- SUPPLIED MATERIAL -
───
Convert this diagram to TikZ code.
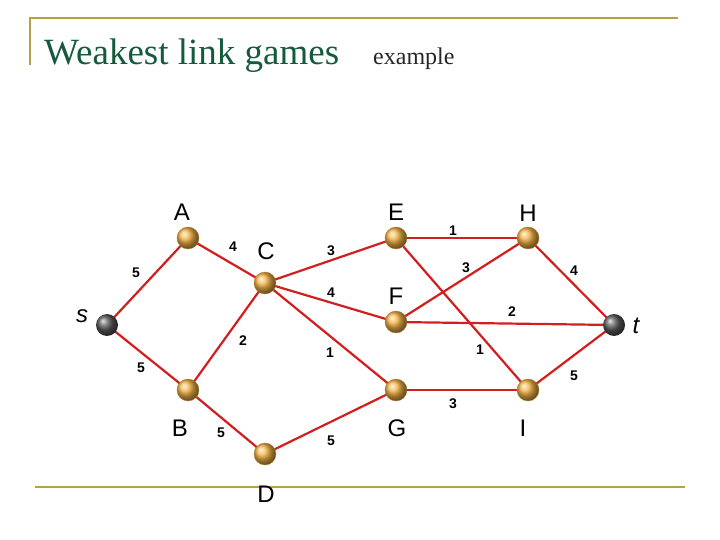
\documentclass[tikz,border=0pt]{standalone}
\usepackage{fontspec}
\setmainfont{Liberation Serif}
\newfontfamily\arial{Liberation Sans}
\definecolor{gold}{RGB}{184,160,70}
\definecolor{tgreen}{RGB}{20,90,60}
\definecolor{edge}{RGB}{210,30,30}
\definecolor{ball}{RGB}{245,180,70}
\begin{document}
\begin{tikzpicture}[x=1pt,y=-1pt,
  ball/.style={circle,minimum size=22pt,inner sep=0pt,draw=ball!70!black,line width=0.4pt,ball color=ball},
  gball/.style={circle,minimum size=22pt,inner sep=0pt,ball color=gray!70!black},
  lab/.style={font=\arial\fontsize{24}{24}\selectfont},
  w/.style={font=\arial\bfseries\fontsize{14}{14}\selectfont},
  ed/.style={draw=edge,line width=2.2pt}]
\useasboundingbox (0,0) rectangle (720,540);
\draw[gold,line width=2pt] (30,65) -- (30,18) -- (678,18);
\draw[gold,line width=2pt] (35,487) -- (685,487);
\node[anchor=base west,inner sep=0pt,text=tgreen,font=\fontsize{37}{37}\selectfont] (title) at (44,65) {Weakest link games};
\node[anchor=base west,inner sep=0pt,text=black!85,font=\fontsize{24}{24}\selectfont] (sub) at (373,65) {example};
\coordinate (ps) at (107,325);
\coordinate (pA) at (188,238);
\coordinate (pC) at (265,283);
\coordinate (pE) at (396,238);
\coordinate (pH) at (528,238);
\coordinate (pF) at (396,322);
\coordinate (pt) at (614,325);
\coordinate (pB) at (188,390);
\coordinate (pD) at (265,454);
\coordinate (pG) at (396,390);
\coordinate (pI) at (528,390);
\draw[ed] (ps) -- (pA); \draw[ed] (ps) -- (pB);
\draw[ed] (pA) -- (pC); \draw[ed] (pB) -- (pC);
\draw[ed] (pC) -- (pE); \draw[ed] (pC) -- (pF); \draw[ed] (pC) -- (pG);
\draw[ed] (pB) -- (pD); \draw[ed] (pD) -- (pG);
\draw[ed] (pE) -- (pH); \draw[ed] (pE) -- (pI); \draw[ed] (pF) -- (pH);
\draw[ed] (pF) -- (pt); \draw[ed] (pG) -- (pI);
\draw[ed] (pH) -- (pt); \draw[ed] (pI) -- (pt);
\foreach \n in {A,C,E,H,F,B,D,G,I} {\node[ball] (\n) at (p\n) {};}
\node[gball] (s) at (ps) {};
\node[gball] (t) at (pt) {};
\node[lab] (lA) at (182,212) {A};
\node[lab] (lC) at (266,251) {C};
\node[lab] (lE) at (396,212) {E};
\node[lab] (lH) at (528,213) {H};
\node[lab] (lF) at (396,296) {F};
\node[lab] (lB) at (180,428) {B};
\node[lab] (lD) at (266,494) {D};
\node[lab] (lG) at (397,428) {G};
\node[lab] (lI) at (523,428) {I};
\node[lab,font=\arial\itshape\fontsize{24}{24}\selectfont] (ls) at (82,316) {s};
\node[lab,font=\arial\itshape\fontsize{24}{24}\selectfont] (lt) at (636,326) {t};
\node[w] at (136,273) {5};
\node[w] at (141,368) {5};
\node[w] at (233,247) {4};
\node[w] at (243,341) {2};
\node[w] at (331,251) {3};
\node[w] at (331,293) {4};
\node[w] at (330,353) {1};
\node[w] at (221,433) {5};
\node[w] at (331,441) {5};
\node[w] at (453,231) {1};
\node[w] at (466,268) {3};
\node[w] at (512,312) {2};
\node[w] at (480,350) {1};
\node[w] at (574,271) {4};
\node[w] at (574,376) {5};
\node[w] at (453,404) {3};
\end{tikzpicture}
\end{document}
───
From the data above, write out everything exactly except the pictures.

- TASK SOLUTION -
Convert this diagram to TikZ code.
\documentclass[tikz,border=0pt]{standalone}
\usepackage{fontspec}
\setmainfont{Liberation Serif}
\newfontfamily\arial{Liberation Sans}
\definecolor{gold}{RGB}{184,160,70}
\definecolor{tgreen}{RGB}{20,90,60}
\definecolor{edge}{RGB}{210,30,30}
\definecolor{ball}{RGB}{245,180,70}
\begin{document}
\begin{tikzpicture}[x=1pt,y=-1pt,
  ball/.style={circle,minimum size=22pt,inner sep=0pt,draw=ball!70!black,line width=0.4pt,ball color=ball},
  gball/.style={circle,minimum size=22pt,inner sep=0pt,ball color=gray!70!black},
  lab/.style={font=\arial\fontsize{24}{24}\selectfont},
  w/.style={font=\arial\bfseries\fontsize{14}{14}\selectfont},
  ed/.style={draw=edge,line width=2.2pt}]
\useasboundingbox (0,0) rectangle (720,540);
\draw[gold,line width=2pt] (30,65) -- (30,18) -- (678,18);
\draw[gold,line width=2pt] (35,487) -- (685,487);
\node[anchor=base west,inner sep=0pt,text=tgreen,font=\fontsize{37}{37}\selectfont] (title) at (44,65) {Weakest link games};
\node[anchor=base west,inner sep=0pt,text=black!85,font=\fontsize{24}{24}\selectfont] (sub) at (373,65) {example};
\coordinate (ps) at (107,325);
\coordinate (pA) at (188,238);
\coordinate (pC) at (265,283);
\coordinate (pE) at (396,238);
\coordinate (pH) at (528,238);
\coordinate (pF) at (396,322);
\coordinate (pt) at (614,325);
\coordinate (pB) at (188,390);
\coordinate (pD) at (265,454);
\coordinate (pG) at (396,390);
\coordinate (pI) at (528,390);
\draw[ed] (ps) -- (pA); \draw[ed] (ps) -- (pB);
\draw[ed] (pA) -- (pC); \draw[ed] (pB) -- (pC);
\draw[ed] (pC) -- (pE); \draw[ed] (pC) -- (pF); \draw[ed] (pC) -- (pG);
\draw[ed] (pB) -- (pD); \draw[ed] (pD) -- (pG);
\draw[ed] (pE) -- (pH); \draw[ed] (pE) -- (pI); \draw[ed] (pF) -- (pH);
\draw[ed] (pF) -- (pt); \draw[ed] (pG) -- (pI);
\draw[ed] (pH) -- (pt); \draw[ed] (pI) -- (pt);
\foreach \n in {A,C,E,H,F,B,D,G,I} {\node[ball] (\n) at (p\n) {};}
\node[gball] (s) at (ps) {};
\node[gball] (t) at (pt) {};
\node[lab] (lA) at (182,212) {A};
\node[lab] (lC) at (266,251) {C};
\node[lab] (lE) at (396,212) {E};
\node[lab] (lH) at (528,213) {H};
\node[lab] (lF) at (396,296) {F};
\node[lab] (lB) at (180,428) {B};
\node[lab] (lD) at (266,494) {D};
\node[lab] (lG) at (397,428) {G};
\node[lab] (lI) at (523,428) {I};
\node[lab,font=\arial\itshape\fontsize{24}{24}\selectfont] (ls) at (82,316) {s};
\node[lab,font=\arial\itshape\fontsize{24}{24}\selectfont] (lt) at (636,326) {t};
\node[w] at (136,273) {5};
\node[w] at (141,368) {5};
\node[w] at (233,247) {4};
\node[w] at (243,341) {2};
\node[w] at (331,251) {3};
\node[w] at (331,293) {4};
\node[w] at (330,353) {1};
\node[w] at (221,433) {5};
\node[w] at (331,441) {5};
\node[w] at (453,231) {1};
\node[w] at (466,268) {3};
\node[w] at (512,312) {2};
\node[w] at (480,350) {1};
\node[w] at (574,271) {4};
\node[w] at (574,376) {5};
\node[w] at (453,404) {3};
\end{tikzpicture}
\end{document}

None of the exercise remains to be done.